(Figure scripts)

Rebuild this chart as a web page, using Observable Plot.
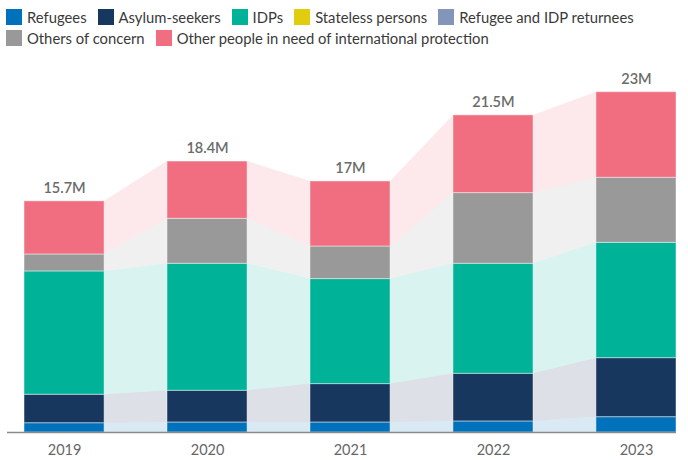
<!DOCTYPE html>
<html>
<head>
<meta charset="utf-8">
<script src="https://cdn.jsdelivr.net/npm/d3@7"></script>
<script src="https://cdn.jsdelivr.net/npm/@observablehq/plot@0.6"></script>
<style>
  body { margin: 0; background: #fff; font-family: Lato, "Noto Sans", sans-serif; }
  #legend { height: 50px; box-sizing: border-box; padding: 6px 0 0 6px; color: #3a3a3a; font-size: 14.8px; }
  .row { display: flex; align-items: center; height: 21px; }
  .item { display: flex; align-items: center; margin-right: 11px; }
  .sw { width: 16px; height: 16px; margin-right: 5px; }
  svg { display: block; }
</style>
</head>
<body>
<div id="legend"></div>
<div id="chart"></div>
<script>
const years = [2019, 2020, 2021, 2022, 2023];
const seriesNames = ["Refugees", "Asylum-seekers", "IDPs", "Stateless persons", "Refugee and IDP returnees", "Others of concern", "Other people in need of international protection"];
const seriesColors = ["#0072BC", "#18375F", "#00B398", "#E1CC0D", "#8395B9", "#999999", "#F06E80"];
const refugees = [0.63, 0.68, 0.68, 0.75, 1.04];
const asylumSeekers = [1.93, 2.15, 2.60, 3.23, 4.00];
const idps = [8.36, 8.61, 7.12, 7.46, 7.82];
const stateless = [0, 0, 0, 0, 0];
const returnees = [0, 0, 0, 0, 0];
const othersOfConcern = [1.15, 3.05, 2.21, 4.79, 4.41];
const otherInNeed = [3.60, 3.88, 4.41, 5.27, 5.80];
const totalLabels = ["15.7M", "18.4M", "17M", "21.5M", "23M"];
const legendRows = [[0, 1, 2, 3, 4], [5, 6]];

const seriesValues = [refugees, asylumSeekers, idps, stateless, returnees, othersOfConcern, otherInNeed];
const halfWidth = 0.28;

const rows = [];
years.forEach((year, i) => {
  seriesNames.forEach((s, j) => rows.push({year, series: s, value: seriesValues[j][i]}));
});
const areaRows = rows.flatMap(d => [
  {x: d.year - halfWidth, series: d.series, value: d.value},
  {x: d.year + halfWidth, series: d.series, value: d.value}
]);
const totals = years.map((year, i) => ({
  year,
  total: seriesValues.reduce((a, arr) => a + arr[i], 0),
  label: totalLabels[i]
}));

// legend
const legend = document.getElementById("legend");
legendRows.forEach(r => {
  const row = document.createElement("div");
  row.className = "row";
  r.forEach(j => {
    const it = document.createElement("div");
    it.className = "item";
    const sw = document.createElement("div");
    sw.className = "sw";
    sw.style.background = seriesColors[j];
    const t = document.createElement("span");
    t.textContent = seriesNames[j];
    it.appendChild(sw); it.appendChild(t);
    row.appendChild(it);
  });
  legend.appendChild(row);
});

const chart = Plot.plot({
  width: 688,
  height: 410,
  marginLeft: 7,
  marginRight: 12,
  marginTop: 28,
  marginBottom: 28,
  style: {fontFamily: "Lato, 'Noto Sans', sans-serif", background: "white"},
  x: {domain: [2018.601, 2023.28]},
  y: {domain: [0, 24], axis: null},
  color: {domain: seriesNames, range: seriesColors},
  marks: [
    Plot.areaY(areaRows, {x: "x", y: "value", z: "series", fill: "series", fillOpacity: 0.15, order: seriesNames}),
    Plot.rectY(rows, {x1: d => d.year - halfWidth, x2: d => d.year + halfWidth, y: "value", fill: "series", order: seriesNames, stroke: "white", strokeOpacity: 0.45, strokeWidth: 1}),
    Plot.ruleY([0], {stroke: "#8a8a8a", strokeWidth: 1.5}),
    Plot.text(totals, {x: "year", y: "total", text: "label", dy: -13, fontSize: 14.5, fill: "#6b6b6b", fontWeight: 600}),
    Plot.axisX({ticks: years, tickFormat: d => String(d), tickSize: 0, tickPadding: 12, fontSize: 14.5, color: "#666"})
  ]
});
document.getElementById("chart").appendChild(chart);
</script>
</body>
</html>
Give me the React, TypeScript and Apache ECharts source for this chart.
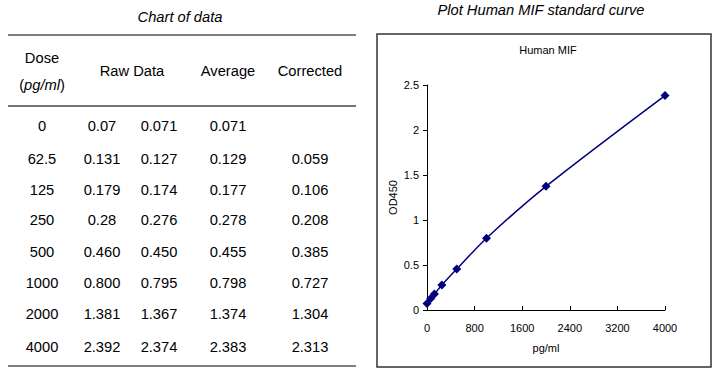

* **EXERCISE REQUIREMENTS**
Above are records with pictures; repeat the records exactly and leave the pictures out.

* **FINISHED EXERCISE**
Rebuild this chart as a web page, using Observable Plot.
<!DOCTYPE html>
<html>
<head>
<meta charset="utf-8">
<script src="https://cdn.jsdelivr.net/npm/d3@7"></script>
<script src="https://cdn.jsdelivr.net/npm/@observablehq/plot@0.6"></script>
<style>
  body { margin: 0; background: #fff; font-family: Lato, "Noto Sans", sans-serif; }
  #legend { height: 50px; box-sizing: border-box; padding: 6px 0 0 6px; color: #3a3a3a; font-size: 14.8px; }
  .row { display: flex; align-items: center; height: 21px; }
  .item { display: flex; align-items: center; margin-right: 11px; }
  .sw { width: 16px; height: 16px; margin-right: 5px; }
  svg { display: block; }
</style>
</head>
<body>
<div id="legend"></div>
<div id="chart"></div>
<script>
const years = [2019, 2020, 2021, 2022, 2023];
const seriesNames = ["Refugees", "Asylum-seekers", "IDPs", "Stateless persons", "Refugee and IDP returnees", "Others of concern", "Other people in need of international protection"];
const seriesColors = ["#0072BC", "#18375F", "#00B398", "#E1CC0D", "#8395B9", "#999999", "#F06E80"];
const refugees = [0.63, 0.68, 0.68, 0.75, 1.04];
const asylumSeekers = [1.93, 2.15, 2.60, 3.23, 4.00];
const idps = [8.36, 8.61, 7.12, 7.46, 7.82];
const stateless = [0, 0, 0, 0, 0];
const returnees = [0, 0, 0, 0, 0];
const othersOfConcern = [1.15, 3.05, 2.21, 4.79, 4.41];
const otherInNeed = [3.60, 3.88, 4.41, 5.27, 5.80];
const totalLabels = ["15.7M", "18.4M", "17M", "21.5M", "23M"];
const legendRows = [[0, 1, 2, 3, 4], [5, 6]];

const seriesValues = [refugees, asylumSeekers, idps, stateless, returnees, othersOfConcern, otherInNeed];
const halfWidth = 0.28;

const rows = [];
years.forEach((year, i) => {
  seriesNames.forEach((s, j) => rows.push({year, series: s, value: seriesValues[j][i]}));
});
const areaRows = rows.flatMap(d => [
  {x: d.year - halfWidth, series: d.series, value: d.value},
  {x: d.year + halfWidth, series: d.series, value: d.value}
]);
const totals = years.map((year, i) => ({
  year,
  total: seriesValues.reduce((a, arr) => a + arr[i], 0),
  label: totalLabels[i]
}));

// legend
const legend = document.getElementById("legend");
legendRows.forEach(r => {
  const row = document.createElement("div");
  row.className = "row";
  r.forEach(j => {
    const it = document.createElement("div");
    it.className = "item";
    const sw = document.createElement("div");
    sw.className = "sw";
    sw.style.background = seriesColors[j];
    const t = document.createElement("span");
    t.textContent = seriesNames[j];
    it.appendChild(sw); it.appendChild(t);
    row.appendChild(it);
  });
  legend.appendChild(row);
});

const chart = Plot.plot({
  width: 688,
  height: 410,
  marginLeft: 7,
  marginRight: 12,
  marginTop: 28,
  marginBottom: 28,
  style: {fontFamily: "Lato, 'Noto Sans', sans-serif", background: "white"},
  x: {domain: [2018.601, 2023.28]},
  y: {domain: [0, 24], axis: null},
  color: {domain: seriesNames, range: seriesColors},
  marks: [
    Plot.areaY(areaRows, {x: "x", y: "value", z: "series", fill: "series", fillOpacity: 0.15, order: seriesNames}),
    Plot.rectY(rows, {x1: d => d.year - halfWidth, x2: d => d.year + halfWidth, y: "value", fill: "series", order: seriesNames, stroke: "white", strokeOpacity: 0.45, strokeWidth: 1}),
    Plot.ruleY([0], {stroke: "#8a8a8a", strokeWidth: 1.5}),
    Plot.text(totals, {x: "year", y: "total", text: "label", dy: -13, fontSize: 14.5, fill: "#6b6b6b", fontWeight: 600}),
    Plot.axisX({ticks: years, tickFormat: d => String(d), tickSize: 0, tickPadding: 12, fontSize: 14.5, color: "#666"})
  ]
});
document.getElementById("chart").appendChild(chart);
</script>
</body>
</html>
Give me the React, TypeScript and Apache ECharts source for this chart.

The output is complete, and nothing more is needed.